What you will do -> Print the listing in its entirety and exactly, leaving out images.

————

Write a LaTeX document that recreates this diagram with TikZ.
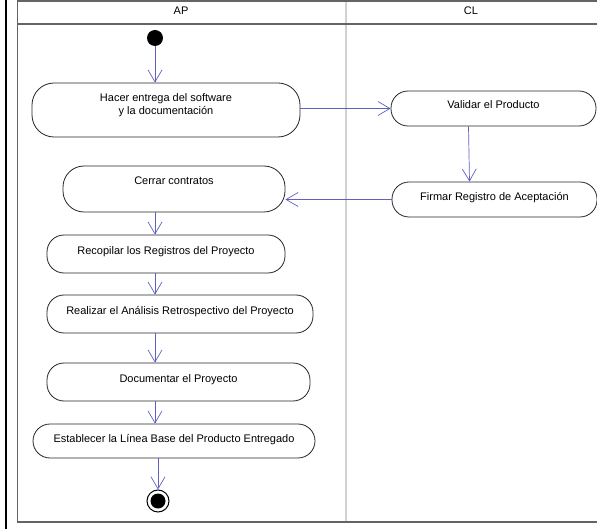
\documentclass[tikz,border=0pt]{standalone}
\usepackage{fontspec}
\setmainfont{Liberation Sans}
\usetikzlibrary{arrows.meta}
\definecolor{flujo}{RGB}{96,96,192}
\definecolor{marco}{RGB}{100,100,100}
\begin{document}
\begin{tikzpicture}[x=1pt,y=-1pt,font=\fontsize{11}{13}\selectfont,
  accion/.style={draw=black!85,fill=white,rounded corners=17pt,align=center,inner sep=0pt,line width=0.8pt,text depth=7pt},
  flecha/.style={draw=flujo,line width=0.7pt,-{Straight Barb[length=12pt,width=14pt]}}]
\useasboundingbox (0,0) rectangle (597,529);
\fill[black] (4.8,0) rectangle (7.2,529);
\draw[black!18,line width=2pt] (346,1) -- (346,522);
\draw[marco,line width=1.5pt] (597,1) -- (17.5,1) -- (17.5,522) -- (597,522)  (17.5,24) -- (597,24);
\node (ap) at (181,11) {AP};
\node (cl) at (471,11) {CL};
\coordinate (eje) at (155,0);
\node[circle,fill=black,minimum size=16pt,inner sep=0pt] (inicio) at (155,38) {};
\node[accion,minimum width=268pt,minimum height=54pt,text depth=11pt,rounded corners=22pt] (hacer) at (166,110) {Hacer entrega del software\\y la documentaci\'on};
\node[accion,minimum width=205pt,minimum height=35pt] (validar) at (493.5,108.5) {Validar el Producto};
\node[accion,minimum width=222pt,minimum height=46pt,text depth=16pt,rounded corners=21pt] (cerrar) at (174,189) {Cerrar contratos};
\node[accion,minimum width=205pt,minimum height=35pt] (firmar) at (494.5,199.5) {Firmar Registro de Aceptaci\'on};
\node[accion,minimum width=238pt,minimum height=38pt] (recopilar) at (166,254) {Recopilar los Registros del Proyecto};
\node[accion,minimum width=266pt,minimum height=38pt] (realizar) at (180,314) {Realizar el An\'alisis Retrospectivo del Proyecto};
\node[accion,minimum width=263pt,minimum height=38pt] (documentar) at (178.5,382) {Documentar el Proyecto};
\node[accion,minimum width=282pt,minimum height=34pt,text depth=5pt] (establecer) at (174,441) {Establecer la L\'inea Base del Producto Entregado};
\node[circle,draw=black,line width=1pt,minimum size=22pt,inner sep=0pt] (fin) at (158,501) {};
\fill[black] (fin.center) circle (7.5pt);
\draw[flecha] (inicio) -- (inicio |- hacer.north);
\draw[flecha] (validar.west -| hacer.east) -- (validar.west);
\draw[flecha] ([xshift=-25pt]validar.south) -- ([xshift=-25pt]firmar.north);
\draw[flecha] (firmar.west) -- (firmar.west -| cerrar.east);
\foreach \a/\b in {cerrar/recopilar,recopilar/realizar,realizar/documentar,documentar/establecer}{\draw[flecha] (\a.south -| eje) -- (\b.north -| eje);}
\draw[flecha] (establecer.south -| fin) -- (fin.north);
\end{tikzpicture}
\end{document}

————

Written answer ->
Write a LaTeX document that recreates this diagram with TikZ.
\documentclass[tikz,border=0pt]{standalone}
\usepackage{fontspec}
\setmainfont{Liberation Sans}
\usetikzlibrary{arrows.meta}
\definecolor{flujo}{RGB}{96,96,192}
\definecolor{marco}{RGB}{100,100,100}
\begin{document}
\begin{tikzpicture}[x=1pt,y=-1pt,font=\fontsize{11}{13}\selectfont,
  accion/.style={draw=black!85,fill=white,rounded corners=17pt,align=center,inner sep=0pt,line width=0.8pt,text depth=7pt},
  flecha/.style={draw=flujo,line width=0.7pt,-{Straight Barb[length=12pt,width=14pt]}}]
\useasboundingbox (0,0) rectangle (597,529);
\fill[black] (4.8,0) rectangle (7.2,529);
\draw[black!18,line width=2pt] (346,1) -- (346,522);
\draw[marco,line width=1.5pt] (597,1) -- (17.5,1) -- (17.5,522) -- (597,522)  (17.5,24) -- (597,24);
\node (ap) at (181,11) {AP};
\node (cl) at (471,11) {CL};
\coordinate (eje) at (155,0);
\node[circle,fill=black,minimum size=16pt,inner sep=0pt] (inicio) at (155,38) {};
\node[accion,minimum width=268pt,minimum height=54pt,text depth=11pt,rounded corners=22pt] (hacer) at (166,110) {Hacer entrega del software\\y la documentaci\'on};
\node[accion,minimum width=205pt,minimum height=35pt] (validar) at (493.5,108.5) {Validar el Producto};
\node[accion,minimum width=222pt,minimum height=46pt,text depth=16pt,rounded corners=21pt] (cerrar) at (174,189) {Cerrar contratos};
\node[accion,minimum width=205pt,minimum height=35pt] (firmar) at (494.5,199.5) {Firmar Registro de Aceptaci\'on};
\node[accion,minimum width=238pt,minimum height=38pt] (recopilar) at (166,254) {Recopilar los Registros del Proyecto};
\node[accion,minimum width=266pt,minimum height=38pt] (realizar) at (180,314) {Realizar el An\'alisis Retrospectivo del Proyecto};
\node[accion,minimum width=263pt,minimum height=38pt] (documentar) at (178.5,382) {Documentar el Proyecto};
\node[accion,minimum width=282pt,minimum height=34pt,text depth=5pt] (establecer) at (174,441) {Establecer la L\'inea Base del Producto Entregado};
\node[circle,draw=black,line width=1pt,minimum size=22pt,inner sep=0pt] (fin) at (158,501) {};
\fill[black] (fin.center) circle (7.5pt);
\draw[flecha] (inicio) -- (inicio |- hacer.north);
\draw[flecha] (validar.west -| hacer.east) -- (validar.west);
\draw[flecha] ([xshift=-25pt]validar.south) -- ([xshift=-25pt]firmar.north);
\draw[flecha] (firmar.west) -- (firmar.west -| cerrar.east);
\foreach \a/\b in {cerrar/recopilar,recopilar/realizar,realizar/documentar,documentar/establecer}{\draw[flecha] (\a.south -| eje) -- (\b.north -| eje);}
\draw[flecha] (establecer.south -| fin) -- (fin.north);
\end{tikzpicture}
\end{document}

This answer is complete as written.